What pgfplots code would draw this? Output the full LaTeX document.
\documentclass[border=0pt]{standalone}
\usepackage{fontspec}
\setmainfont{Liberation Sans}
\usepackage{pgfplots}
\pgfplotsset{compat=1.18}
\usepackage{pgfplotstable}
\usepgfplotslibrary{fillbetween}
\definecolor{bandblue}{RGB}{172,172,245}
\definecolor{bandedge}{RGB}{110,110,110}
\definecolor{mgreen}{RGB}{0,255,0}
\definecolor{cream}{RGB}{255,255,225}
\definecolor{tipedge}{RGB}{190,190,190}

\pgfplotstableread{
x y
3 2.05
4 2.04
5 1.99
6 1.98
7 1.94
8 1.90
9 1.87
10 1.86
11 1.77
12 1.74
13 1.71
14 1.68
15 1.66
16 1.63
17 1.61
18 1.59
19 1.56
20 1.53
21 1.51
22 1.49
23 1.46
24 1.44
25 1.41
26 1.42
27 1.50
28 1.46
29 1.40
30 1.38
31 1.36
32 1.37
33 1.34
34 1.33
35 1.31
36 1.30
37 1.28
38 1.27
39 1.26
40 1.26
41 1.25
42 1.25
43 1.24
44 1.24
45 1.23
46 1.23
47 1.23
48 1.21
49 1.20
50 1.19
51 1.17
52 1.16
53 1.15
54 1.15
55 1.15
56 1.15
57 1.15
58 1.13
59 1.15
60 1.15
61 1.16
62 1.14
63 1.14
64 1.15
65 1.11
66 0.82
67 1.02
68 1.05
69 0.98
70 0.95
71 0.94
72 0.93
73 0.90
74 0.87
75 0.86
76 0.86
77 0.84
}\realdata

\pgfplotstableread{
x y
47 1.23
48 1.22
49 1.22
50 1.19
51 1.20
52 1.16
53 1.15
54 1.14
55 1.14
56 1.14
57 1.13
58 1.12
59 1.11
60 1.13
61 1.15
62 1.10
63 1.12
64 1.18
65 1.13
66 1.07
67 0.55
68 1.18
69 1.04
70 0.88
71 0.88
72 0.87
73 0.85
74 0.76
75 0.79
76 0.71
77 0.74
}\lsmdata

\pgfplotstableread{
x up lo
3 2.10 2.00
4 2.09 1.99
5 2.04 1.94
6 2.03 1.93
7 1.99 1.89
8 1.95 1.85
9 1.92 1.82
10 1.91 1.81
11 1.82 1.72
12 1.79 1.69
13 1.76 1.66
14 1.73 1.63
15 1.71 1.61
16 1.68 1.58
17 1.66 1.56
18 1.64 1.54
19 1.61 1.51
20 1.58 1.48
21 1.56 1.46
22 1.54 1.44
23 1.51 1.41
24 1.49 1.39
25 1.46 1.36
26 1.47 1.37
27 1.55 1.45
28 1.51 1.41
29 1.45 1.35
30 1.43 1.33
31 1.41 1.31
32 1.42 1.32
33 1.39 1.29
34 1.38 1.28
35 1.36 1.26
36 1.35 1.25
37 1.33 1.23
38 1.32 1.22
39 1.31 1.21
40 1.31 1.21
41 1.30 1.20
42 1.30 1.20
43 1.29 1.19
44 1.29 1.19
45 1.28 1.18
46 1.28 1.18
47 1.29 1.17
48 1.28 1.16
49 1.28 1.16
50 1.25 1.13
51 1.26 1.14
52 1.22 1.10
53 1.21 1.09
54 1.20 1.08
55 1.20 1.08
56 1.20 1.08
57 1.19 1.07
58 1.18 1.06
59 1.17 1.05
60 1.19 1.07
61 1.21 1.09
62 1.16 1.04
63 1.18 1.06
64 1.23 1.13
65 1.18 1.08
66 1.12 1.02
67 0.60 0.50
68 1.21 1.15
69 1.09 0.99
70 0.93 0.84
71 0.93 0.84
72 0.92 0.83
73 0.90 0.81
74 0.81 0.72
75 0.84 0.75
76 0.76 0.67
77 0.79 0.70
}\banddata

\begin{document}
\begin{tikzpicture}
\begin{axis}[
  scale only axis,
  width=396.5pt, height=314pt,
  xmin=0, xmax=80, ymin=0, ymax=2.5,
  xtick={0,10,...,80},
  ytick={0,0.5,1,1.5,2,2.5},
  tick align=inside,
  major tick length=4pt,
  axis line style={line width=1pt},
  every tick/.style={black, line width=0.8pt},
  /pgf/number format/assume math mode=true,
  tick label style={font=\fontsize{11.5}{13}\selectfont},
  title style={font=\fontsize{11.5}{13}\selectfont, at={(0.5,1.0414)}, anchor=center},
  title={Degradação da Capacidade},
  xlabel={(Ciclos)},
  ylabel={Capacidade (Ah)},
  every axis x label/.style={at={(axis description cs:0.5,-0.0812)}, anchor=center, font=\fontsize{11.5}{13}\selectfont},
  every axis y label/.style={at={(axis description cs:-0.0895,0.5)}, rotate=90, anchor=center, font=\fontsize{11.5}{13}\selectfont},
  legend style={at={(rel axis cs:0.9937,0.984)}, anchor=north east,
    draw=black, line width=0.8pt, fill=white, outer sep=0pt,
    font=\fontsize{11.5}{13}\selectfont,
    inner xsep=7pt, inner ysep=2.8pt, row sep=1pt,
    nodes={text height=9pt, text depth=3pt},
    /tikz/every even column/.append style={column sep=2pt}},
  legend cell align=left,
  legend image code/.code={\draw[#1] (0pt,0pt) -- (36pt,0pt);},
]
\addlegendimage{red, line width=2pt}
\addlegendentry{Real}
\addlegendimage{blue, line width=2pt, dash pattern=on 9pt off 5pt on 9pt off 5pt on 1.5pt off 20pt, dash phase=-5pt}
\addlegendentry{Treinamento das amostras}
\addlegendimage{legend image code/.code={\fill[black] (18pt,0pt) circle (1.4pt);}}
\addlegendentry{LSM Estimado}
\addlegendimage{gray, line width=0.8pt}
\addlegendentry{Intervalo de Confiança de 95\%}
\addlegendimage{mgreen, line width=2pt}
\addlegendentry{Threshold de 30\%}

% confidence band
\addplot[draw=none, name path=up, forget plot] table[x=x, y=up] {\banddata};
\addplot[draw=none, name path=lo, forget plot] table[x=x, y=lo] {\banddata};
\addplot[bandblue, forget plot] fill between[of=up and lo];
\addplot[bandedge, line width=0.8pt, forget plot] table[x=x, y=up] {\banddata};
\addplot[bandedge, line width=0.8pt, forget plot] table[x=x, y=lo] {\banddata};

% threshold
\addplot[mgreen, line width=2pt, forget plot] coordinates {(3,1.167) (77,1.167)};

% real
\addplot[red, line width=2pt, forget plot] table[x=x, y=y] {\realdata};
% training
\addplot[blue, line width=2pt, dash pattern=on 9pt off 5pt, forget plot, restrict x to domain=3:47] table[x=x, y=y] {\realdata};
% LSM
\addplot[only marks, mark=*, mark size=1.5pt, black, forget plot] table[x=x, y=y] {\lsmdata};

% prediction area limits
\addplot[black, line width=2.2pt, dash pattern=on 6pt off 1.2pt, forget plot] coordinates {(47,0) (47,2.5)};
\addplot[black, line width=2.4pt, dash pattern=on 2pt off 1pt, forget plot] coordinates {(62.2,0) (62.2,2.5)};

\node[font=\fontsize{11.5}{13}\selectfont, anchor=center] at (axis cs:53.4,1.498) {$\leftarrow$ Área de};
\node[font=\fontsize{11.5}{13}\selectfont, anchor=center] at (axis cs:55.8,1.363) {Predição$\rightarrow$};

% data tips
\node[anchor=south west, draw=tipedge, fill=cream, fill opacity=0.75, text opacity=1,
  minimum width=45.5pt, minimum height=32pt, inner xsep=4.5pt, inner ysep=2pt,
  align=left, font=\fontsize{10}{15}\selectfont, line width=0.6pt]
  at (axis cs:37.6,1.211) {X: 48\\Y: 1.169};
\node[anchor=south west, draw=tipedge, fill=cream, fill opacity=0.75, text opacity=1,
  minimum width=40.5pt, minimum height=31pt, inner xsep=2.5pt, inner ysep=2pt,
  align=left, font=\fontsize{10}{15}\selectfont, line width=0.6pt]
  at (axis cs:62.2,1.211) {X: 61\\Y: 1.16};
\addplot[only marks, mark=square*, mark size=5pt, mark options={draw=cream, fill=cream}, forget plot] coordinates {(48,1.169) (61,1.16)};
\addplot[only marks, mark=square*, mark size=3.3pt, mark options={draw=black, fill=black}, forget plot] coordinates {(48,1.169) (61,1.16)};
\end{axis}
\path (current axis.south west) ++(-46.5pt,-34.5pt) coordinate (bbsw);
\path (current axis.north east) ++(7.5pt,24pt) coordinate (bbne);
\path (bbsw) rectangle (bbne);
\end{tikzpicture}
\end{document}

▶ **Problem**: Extract lines where the string "draw" occurs.

▶ **Solution to this problem**:
What pgfplots code would draw this? Output the full LaTeX document.
    draw=black, line width=0.8pt, fill=white, outer sep=0pt,
  legend image code/.code={\draw[#1] (0pt,0pt) -- (36pt,0pt);},
\addplot[draw=none, name path=up, forget plot] table[x=x, y=up] {\banddata};
\addplot[draw=none, name path=lo, forget plot] table[x=x, y=lo] {\banddata};
\node[anchor=south west, draw=tipedge, fill=cream, fill opacity=0.75, text opacity=1,
\node[anchor=south west, draw=tipedge, fill=cream, fill opacity=0.75, text opacity=1,
\addplot[only marks, mark=square*, mark size=5pt, mark options={draw=cream, fill=cream}, forget plot] coordinates {(48,1.169) (61,1.16)};
\addplot[only marks, mark=square*, mark size=3.3pt, mark options={draw=black, fill=black}, forget plot] coordinates {(48,1.169) (61,1.16)};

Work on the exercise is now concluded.